I’ve got nothing on my mind,
Nothing to remember,
Nothing to forget.
And I’ve got nothing to regret.
But I’m all tied up on the inside,
No one knows quite what I’ve got,
And I know that on the outside
What I used to be
You know I’ve heard about people like me
But I never made the connection.
They walk one road to set them free
And find they’ve gone the wrong direction.
But there’s no need for turning back
Cause all roads lead to where I stand;
And I believe I’ll walk them all
No matter what I may have planned.
Everyone of a certain age has heard Don McLean’s song American Pie…and it is an iconic song. But others of his are amazing, and Crossroads is probably my favorite. These first two stanzas I love for the idea that whatever our choices have been in life, they make us who we are. And who we are is ok. (The last two stanzas are great as well for couples who share difficult paths with each other – but that is a different post.)
I have never been someone who wishes they had a “do over” or lived with a lot of regret. If I did have another beginning in life perhaps I’d choose some different things, make fewer detours to where I ended up, but if I’m fair I believe that at every different crossroad in my life, given who I was in those moments, I’d probably choose the same way now that I did then. My choices were right for me when I made them.
No, I didn’t pursue writing when I thought I would. I chose not to transfer schools and go to journalism school.

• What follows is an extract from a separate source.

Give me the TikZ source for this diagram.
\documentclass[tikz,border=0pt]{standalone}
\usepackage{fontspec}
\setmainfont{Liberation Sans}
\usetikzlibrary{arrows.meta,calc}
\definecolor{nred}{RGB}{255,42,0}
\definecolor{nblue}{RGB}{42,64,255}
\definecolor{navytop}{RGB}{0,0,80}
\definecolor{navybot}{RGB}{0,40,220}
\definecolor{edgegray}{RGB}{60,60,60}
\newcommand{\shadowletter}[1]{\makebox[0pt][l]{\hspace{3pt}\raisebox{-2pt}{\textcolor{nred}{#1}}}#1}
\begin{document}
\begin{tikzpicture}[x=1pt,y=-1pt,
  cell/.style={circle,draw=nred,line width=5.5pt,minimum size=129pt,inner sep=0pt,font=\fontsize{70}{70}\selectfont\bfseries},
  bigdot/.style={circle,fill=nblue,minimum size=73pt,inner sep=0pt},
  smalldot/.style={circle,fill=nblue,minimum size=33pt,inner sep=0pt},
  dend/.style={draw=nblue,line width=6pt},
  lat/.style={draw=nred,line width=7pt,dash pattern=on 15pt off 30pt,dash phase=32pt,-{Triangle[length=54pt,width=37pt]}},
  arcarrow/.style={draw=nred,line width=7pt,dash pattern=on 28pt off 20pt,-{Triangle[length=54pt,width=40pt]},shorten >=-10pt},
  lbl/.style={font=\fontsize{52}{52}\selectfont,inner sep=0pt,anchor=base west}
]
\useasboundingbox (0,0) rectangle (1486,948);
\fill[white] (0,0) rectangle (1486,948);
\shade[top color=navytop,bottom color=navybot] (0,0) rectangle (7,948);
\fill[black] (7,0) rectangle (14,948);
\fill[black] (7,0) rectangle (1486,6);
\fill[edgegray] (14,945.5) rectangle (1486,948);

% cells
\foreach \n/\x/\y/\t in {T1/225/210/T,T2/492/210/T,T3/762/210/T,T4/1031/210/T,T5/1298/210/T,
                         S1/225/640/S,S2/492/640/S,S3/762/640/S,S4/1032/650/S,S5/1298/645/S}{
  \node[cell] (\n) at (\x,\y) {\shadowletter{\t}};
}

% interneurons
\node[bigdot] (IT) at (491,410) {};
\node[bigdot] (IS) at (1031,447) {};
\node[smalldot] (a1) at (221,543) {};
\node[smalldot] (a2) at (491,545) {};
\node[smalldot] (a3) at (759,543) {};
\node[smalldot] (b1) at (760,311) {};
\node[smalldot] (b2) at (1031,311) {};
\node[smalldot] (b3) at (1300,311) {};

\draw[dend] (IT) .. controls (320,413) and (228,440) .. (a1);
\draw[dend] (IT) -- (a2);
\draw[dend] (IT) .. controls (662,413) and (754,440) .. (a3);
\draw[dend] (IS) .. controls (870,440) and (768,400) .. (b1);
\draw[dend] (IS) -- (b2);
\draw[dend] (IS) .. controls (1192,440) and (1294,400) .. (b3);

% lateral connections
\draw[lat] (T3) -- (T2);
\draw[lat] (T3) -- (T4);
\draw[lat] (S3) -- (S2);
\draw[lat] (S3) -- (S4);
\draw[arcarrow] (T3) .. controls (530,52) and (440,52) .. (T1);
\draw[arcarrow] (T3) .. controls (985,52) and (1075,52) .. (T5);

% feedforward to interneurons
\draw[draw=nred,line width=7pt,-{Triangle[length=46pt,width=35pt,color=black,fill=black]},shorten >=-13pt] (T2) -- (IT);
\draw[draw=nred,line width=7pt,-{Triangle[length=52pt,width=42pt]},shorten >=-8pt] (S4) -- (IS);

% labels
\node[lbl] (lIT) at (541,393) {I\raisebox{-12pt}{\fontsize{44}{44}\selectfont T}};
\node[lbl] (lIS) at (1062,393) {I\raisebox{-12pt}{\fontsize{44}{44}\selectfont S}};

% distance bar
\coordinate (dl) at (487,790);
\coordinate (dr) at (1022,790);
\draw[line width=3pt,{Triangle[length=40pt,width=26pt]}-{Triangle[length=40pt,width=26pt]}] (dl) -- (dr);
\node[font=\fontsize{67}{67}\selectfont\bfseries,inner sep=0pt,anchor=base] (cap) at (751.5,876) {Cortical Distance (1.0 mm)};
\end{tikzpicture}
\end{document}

And yes, my life might have changed if I had. Maybe, Doug and I would have married later, had our children later, and I would have started creative writing sooner….or been a doctor instead of a teacher and social worker…or….

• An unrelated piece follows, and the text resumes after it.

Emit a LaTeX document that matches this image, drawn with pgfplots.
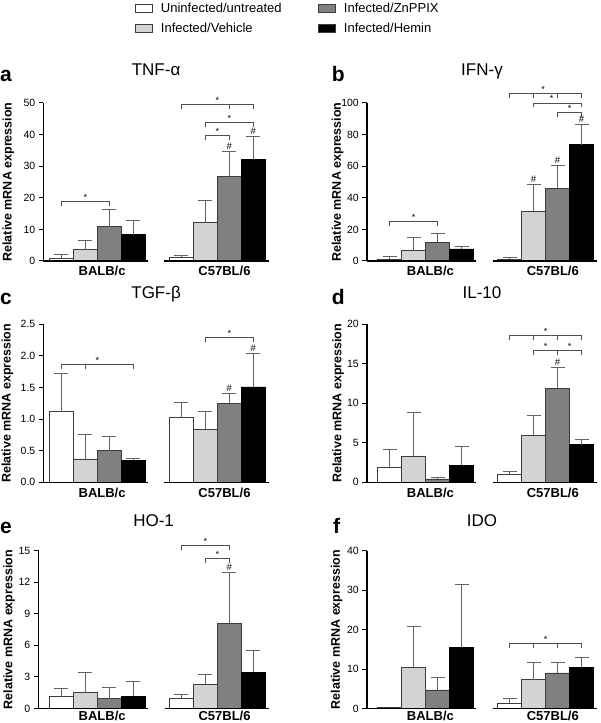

But I have a husband and family I adore, and one of the great things about having my children young is that, although my son and daughter were not quite as young as I was when they had theirs, I am still young enough to fully participate in our grandchildren’s lives and watch they grow up into adulthood.
And I have written my book with all my life experience to draw upon. I think it is a richer, better book than it would have been, because I am a more complete person now that I was when I was 22.
All of this is to say that, in retrospect, I am happy with my choices, even the ones that look like detours. I have posted On The Road Less Taken by Frost, and I am sure part of who I am has both shaped and been shaped by my choices. But today what I am trying to say is a little different. It is: Relax, there are no wrong choices. There are only the choices you have already made and the choices you will make in the future. And all of them can lead to good, if that is where you want to go.
Our teen granddaughters are visiting and looking ahead toward high school for Catherine and college for Caroline. They are already talking about where they want to go and what they want to be as adults. Caroline is pretty focused on some area of medicine. Catherine is more interested in the tech world. They have so much that lies ahead of them, so many places to go, and people to be and become…and so many choices to take and learn from!
My mom was a wise woman who had words of wisdom for every occasion. When I’d make a mistake she’d tell me, “Just pick yourself up, dust yourself off, and start over.” Mom also loved Fred Astaire and Ginger Rogers and the movies they starred in when she was a young girl. So when I just “googled”the phrase, it was no surprise when I found this YouTube clip https://www.youtube.com/watch?v=AGUsRGuZb6k Words of wisdom from a song:
Nothing’s impossible I have found,
For when my chin is on the ground,
I pick myself up,
Dust myself off, and
Start All over again.
Many mistakes lie in the girls’ future, in mine, in yours. The world is filled with them. We all make them. Mistakes are not necessarily destiny…but sometimes they can be serendipity. It all depends on what you do with them. You can always dust them off….or perhaps discover that what you thought was a mistake is just a new beginning.
So relax, enjoy what will come. There are no mistakes if you just keep traveling toward your dreams.